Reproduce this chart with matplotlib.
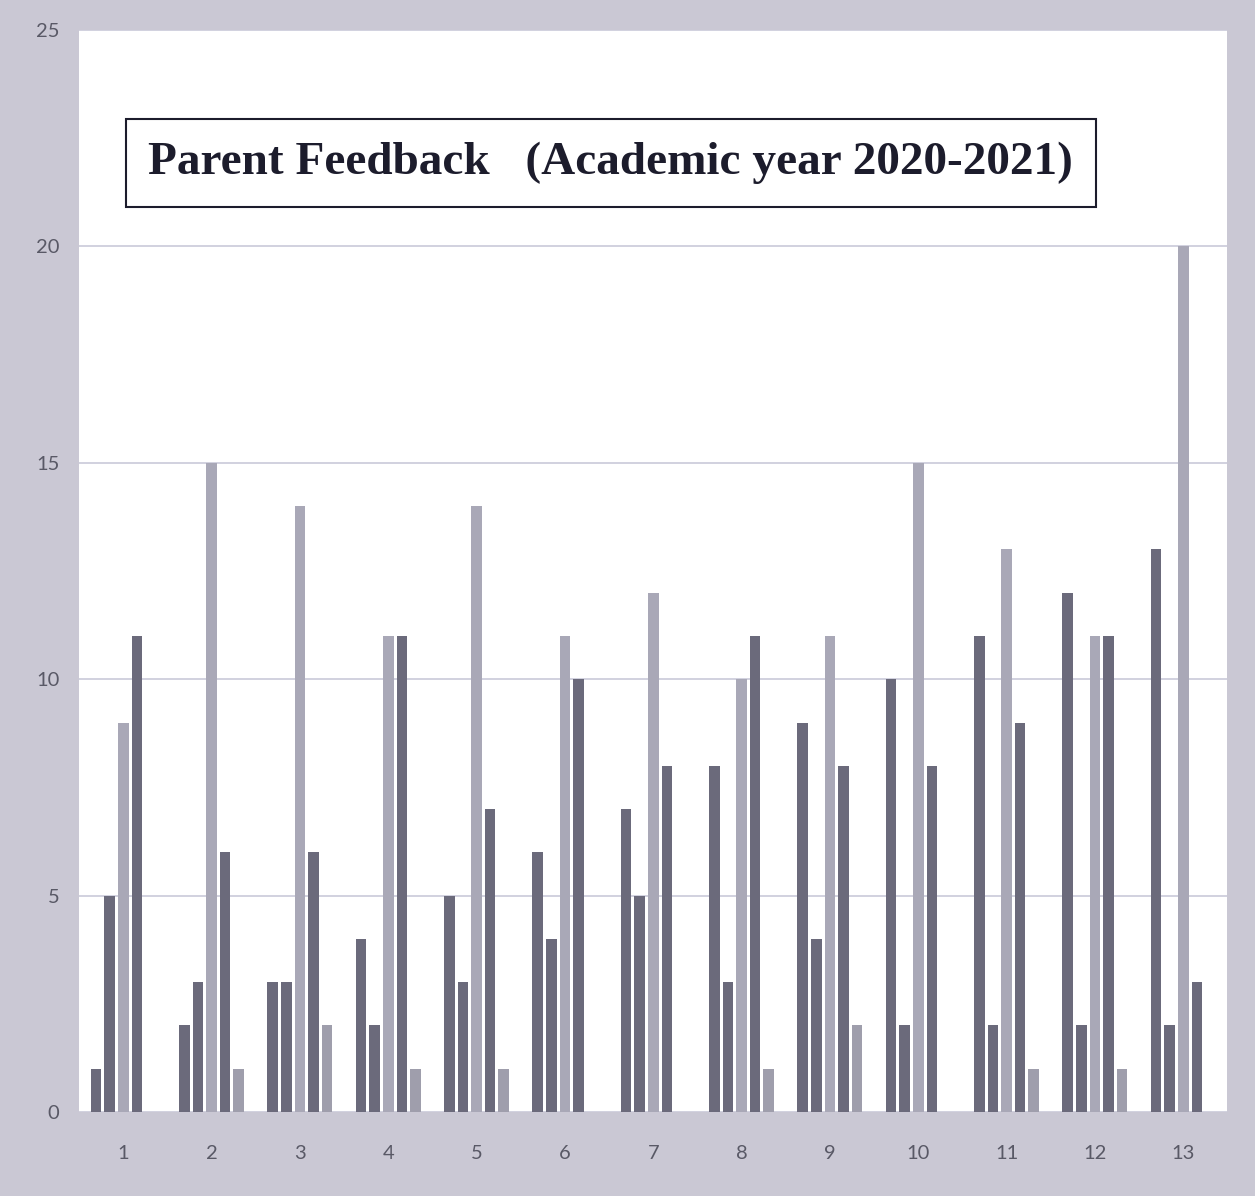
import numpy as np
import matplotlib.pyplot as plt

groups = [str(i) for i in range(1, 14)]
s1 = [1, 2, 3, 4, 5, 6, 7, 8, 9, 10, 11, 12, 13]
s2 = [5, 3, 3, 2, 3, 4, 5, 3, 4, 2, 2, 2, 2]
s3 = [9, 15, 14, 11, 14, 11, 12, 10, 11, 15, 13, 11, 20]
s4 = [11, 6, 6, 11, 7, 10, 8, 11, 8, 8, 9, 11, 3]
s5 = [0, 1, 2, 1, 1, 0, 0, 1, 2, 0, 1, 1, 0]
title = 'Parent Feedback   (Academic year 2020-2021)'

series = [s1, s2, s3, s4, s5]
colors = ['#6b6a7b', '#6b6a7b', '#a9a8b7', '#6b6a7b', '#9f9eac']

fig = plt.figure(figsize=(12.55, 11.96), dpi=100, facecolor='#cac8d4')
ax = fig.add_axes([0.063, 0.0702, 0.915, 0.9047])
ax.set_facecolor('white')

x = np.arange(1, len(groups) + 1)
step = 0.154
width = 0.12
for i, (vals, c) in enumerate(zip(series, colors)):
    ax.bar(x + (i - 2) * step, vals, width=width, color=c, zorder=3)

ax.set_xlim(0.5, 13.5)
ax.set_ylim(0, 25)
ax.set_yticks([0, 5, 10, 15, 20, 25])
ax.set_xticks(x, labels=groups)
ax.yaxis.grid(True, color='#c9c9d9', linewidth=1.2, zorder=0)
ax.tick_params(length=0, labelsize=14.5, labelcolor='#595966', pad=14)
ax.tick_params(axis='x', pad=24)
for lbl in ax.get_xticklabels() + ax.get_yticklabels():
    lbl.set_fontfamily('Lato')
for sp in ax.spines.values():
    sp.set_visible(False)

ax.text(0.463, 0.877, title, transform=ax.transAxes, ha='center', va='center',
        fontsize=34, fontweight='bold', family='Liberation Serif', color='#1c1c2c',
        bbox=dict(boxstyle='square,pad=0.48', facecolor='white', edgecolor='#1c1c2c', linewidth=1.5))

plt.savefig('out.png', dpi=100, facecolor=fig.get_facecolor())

+-------+

PROBLEM DESCRIPTION: Leave out the pictures and restate, word for word, the lines from the top of the data through the line containing "colors = ['#6b6a7b', '#6b6a7b', '#a9a8b7', '#6b6a7b', '#9f9eac']", both included.

OUTPUT OF THE EXERCISE:
Reproduce this chart with matplotlib.
import numpy as np
import matplotlib.pyplot as plt

groups = [str(i) for i in range(1, 14)]
s1 = [1, 2, 3, 4, 5, 6, 7, 8, 9, 10, 11, 12, 13]
s2 = [5, 3, 3, 2, 3, 4, 5, 3, 4, 2, 2, 2, 2]
s3 = [9, 15, 14, 11, 14, 11, 12, 10, 11, 15, 13, 11, 20]
s4 = [11, 6, 6, 11, 7, 10, 8, 11, 8, 8, 9, 11, 3]
s5 = [0, 1, 2, 1, 1, 0, 0, 1, 2, 0, 1, 1, 0]
title = 'Parent Feedback   (Academic year 2020-2021)'

series = [s1, s2, s3, s4, s5]
colors = ['#6b6a7b', '#6b6a7b', '#a9a8b7', '#6b6a7b', '#9f9eac']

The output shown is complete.